Cuando tenía ocho años y estudiaba en la escuela Simón Bolívar de Calima El Darién, llegó la vacuna contra la tuberculosis, hace sesenta y ocho años.
En ese entonces había una vecina que escuchaba las noticias día y noche y nunca dejó de fumar, tampoco existía el temor al cigarrillo, ni al alcohol, ni a la cerveza.
En la escuela, el director y los profesores, informaron a los padres de familia que un día debían vacunarse todos los niños, pues la vecina de mi historia, inició en la vecindad, en la cuadra y luego en todo el pueblo, la noticia de que esa inoculación estaba dejando muertos y más muertos a quienes se dejaban inyectar y lógicamente, mi mamá, me dijo, “mijito, hoy no vas a la escuela”, yo ni corto ni perezoso me dediqué a jugar todo el día, sin más preocupación que comer y dormir.
Ahora, es la costumbre generalizada en este país, sucede lo mismo, una vez, el Ministerio de Salud anuncia la llegada de la vacuna anticoronavirus, relata sus beneficios, su procedencia, su seguridad y eficacia, de inmediato se riega la noticia de que no sirve, que la gente se está muriendo, que se enferma, que los efectos secundarios pueden ser graves y dejar mayores secuelas.
En otras palabras, la historia se repite, así ha sido, así será siempre, pues el pueblo no cree en sus gobernantes, nunca ha creído totalmente, menos en estos momentos en que se juega la vida, cuando se tejen cuentos sobre la superpoblación de los adultos de la tercera edad y lo que se quiere es una limpieza general y mundial, para que no explosionen las economías por el peso de las pensiones.
E inclusive se habla de las nuevas guerras bacteriológicas, y como China teje su ánimo expansionista, ya los tenemos entre nosotros en proyectos de infraestructura, con mayor razón se inventan historietas falsas sobre la bondad de la vacuna.

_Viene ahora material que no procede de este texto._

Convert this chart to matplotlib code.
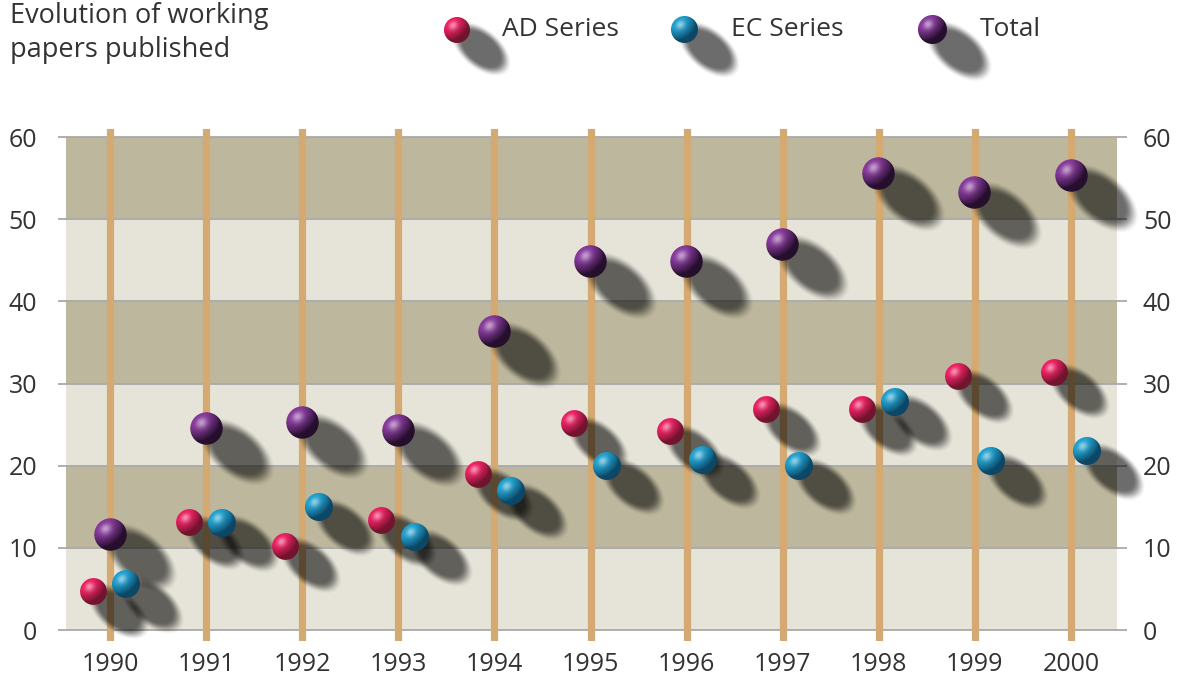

Recuerdo, que me vacunaron contra la viruela, el sarampión y nada pasó, eran aquellos tiempos de la huerta escolar, de las manualidades, cuando los maestros, como se les llamaba, para hacer los exámenes de rigor, se inventaban las preguntas y las ponían en las tapas de gaseosas y el estudiante metía la mano y sacaba su propio interrogatorio.
Era una fiesta.
También en esa época, regalaban la leche que venía de una Fundación alemana, creo, y un queso excelente, que se conducía a la casa de cada uno para echarlo a las arepas, asadas en fogón de leña. Y se convertían en el mejor desayuno de todos los tiempos.